Wilfred stated that the day he shot the Thylacine, he had been at home with his brother Tom, his sister and also his parents. They had been just about to sit down to their midday meal when his sister spotted the Thylacine at the fowl shed some distance away. There was a scramble for the gun and cartridges, which were hastily given to him by his father, Mr William Batty.
By this time the animal had disappeared behind the fowl shed. As Wilfred reached the shed he spotted the ‘tiger’ looking through the small hole cut in the wall for the fowls to go through. At this moment the fowls were creating a loud noise inside the shed.

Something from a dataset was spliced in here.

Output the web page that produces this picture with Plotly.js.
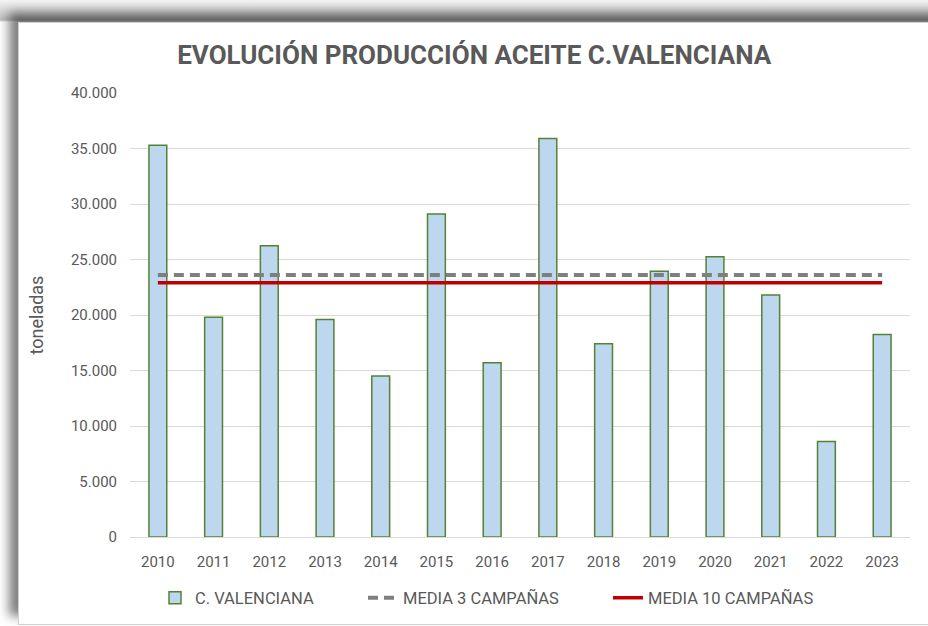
<!DOCTYPE html>
<html>
<head>
<meta charset="utf-8">
<script src="https://cdn.plot.ly/plotly-3.0.1.min.js"></script>
<style>
  html, body { margin: 0; padding: 0; background: #ffffff; }
  #wrap { position: relative; width: 928px; height: 626px; overflow: hidden;
          background: linear-gradient(to bottom, #f4f4f4 0px, #bdbdbd 20px, #ffffff 22px); }
  #card { position: absolute; left: 18px; top: 22px; width: 930px; height: 601px;
          background: #ffffff; border: 1px solid #d0d0d0;
          box-shadow: -9px -9px 10px rgba(0,0,0,0.5); }
  #chart { position: absolute; left: 0; top: 0; width: 928px; height: 626px; }
</style>
</head>
<body>
<div id="wrap">
  <div id="card"></div>
  <div id="chart"></div>
</div>
<script>
const years = ["2010","2011","2012","2013","2014","2015","2016","2017","2018","2019","2020","2021","2022","2023"];
const produccion = [35300, 19800, 26250, 19600, 14500, 29100, 15700, 35900, 17400, 23950, 25250, 21800, 8600, 18250];
const media3 = [23600, 23600, 23600, 23600, 23600, 23600, 23600, 23600, 23600, 23600, 23600, 23600, 23600, 23600];
const media10 = [22900, 22900, 22900, 22900, 22900, 22900, 22900, 22900, 22900, 22900, 22900, 22900, 22900, 22900];
const yTicks = [0, 5000, 10000, 15000, 20000, 25000, 30000, 35000, 40000];

const txt = '#595959';
const fnt = 'Roboto, "Liberation Sans", Arial, sans-serif';

const traces = [
  { type: 'bar', x: years, y: produccion, name: 'C. VALENCIANA', width: 0.32,
    marker: { color: '#bdd7ee', line: { color: '#548235', width: 1.5 } },
    legend: 'legend', hoverinfo: 'x+y' },
  { type: 'scatter', mode: 'lines', x: years, y: media3, name: 'MEDIA 3 CAMPAÑAS',
    line: { color: '#7f7f7f', width: 4, dash: '10px,6px' }, legend: 'legend2' },
  { type: 'scatter', mode: 'lines', x: years, y: media10, name: 'MEDIA 10 CAMPAÑAS',
    line: { color: '#c00000', width: 3.5 }, legend: 'legend3' }
];

const legBase = { orientation: 'h', yanchor: 'middle', y: -0.135, xanchor: 'left',
  bgcolor: 'rgba(0,0,0,0)', font: { family: fnt, size: 16.5, color: txt } };

const layout = {
  width: 928, height: 626,
  paper_bgcolor: 'rgba(0,0,0,0)', plot_bgcolor: 'rgba(0,0,0,0)',
  margin: { l: 130, r: 18, t: 93, b: 88 },
  separators: ',.',
  font: { family: fnt, color: txt },
  title: { text: 'EVOLUCIÓN PRODUCCIÓN ACEITE C.VALENCIANA', xref: 'container', yref: 'container',
    x: 0.511, xanchor: 'center', y: 0.912, yanchor: 'middle',
    font: { family: fnt, size: 26, color: txt, weight: 'bold' } },
  xaxis: { type: 'category', tickvals: years, ticktext: years, showgrid: false, showline: false,
    tickfont: { family: fnt, size: 15, color: txt }, ticks: '', ticklabelstandoff: 14, fixedrange: true },
  yaxis: { range: [0, 40000], tickvals: yTicks, tickformat: ',d', showgrid: true,
    gridcolor: '#d9d9d9', gridwidth: 1, zeroline: true, zerolinecolor: '#d9d9d9', zerolinewidth: 1,
    showline: false, ticks: '', ticklabelstandoff: 12,
    tickfont: { family: fnt, size: 15, color: txt },
    title: { text: 'toneladas', font: { family: fnt, size: 18, color: txt }, standoff: 22 }, fixedrange: true },
  showlegend: true,
  legend: Object.assign({}, legBase, { x: (155 - 130) / 780 }),
  legend2: Object.assign({}, legBase, { x: (363 - 130) / 780 }),
  legend3: Object.assign({}, legBase, { x: (608 - 130) / 780 }),
  bargap: 0.68
};

Plotly.newPlot('chart', traces, layout, { displayModeBar: false, staticPlot: true });
</script>
</body>
</html>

The Thylacine saw Wilfred and ran off. It had reached a distance of about 35 to 40 yards from him before Wilfred fired and wounded the animal and chased it down.
He said the animal lived for about half an hour after he brought it home. The Thylacine was a male in good condition, and he sold it to Mr Jim Harrison of Wynyard for Four Pounds. Mr Harrison intended to send the Thylacine to the Launceston Museum. The body was sent there by train, but no record has been found of it having arrived there.
In 1937, a year after the last Thylacine in captivity died in Hobart Zoo, fresh tracks of an apparent ‘tiger’ were found on the banks of the Jane River from which plaster casts were produced; and despite its official extinction, according to an article published in the Derwent Valley Gazette of 6th April 1994, in the Winnalea district, south of Springwood there have been 360 recorded sightings of Thylacines in the fifty years from 1936 to 1986.
Mr L.P. Milne of New Norfolk reported an incident in December 1984, involving a friend of his who, in 1945 was staying at a hotel in Strahan and in a conversation with two fishermen they told him that, back in 1936 they had gone ashore near the Mainwaring River to shoot wallabies for bait. One man said he had seen a movement in the tea-tree scrub and fired at it. Instead of a wallaby, he found that they had killed a Thylacine.
This west coast region, on the edge of Macquarie Harbour, on the southern shore of which is the Southwest Conservation area, with Cradle Mountain, Lake St Clare and Franklin-Gordon Wild Rivers National Parks to its east, is a wilderness region steeped in ‘tiger’ lore, where sightings of these marsupials continue into the 21st century.
At Togari, in north-western Tasmania, in January 1970 a Mr Gates was driving around 1pm in good sunlight, along the Montague River when he was forced to stop, as a Thylacine suddenly appeared on the road ahead of his vehicle.
As he sat watching it, the animal quite undisturbed by his presence, continued to slowly walk across the road, crossing over the shallow adjacent river, to disappear on the other side into a heap of logs.
Mr Gates noted that the animal moved with a low, squat gait. It was the size of a small dog, he said later, with body stripes clearly visible, and a very stiff tail. He managed to grab his camera which happened to be in the car beside him and snap a picture. There is a natural animal track across the river at the point where the Thylacine crossed.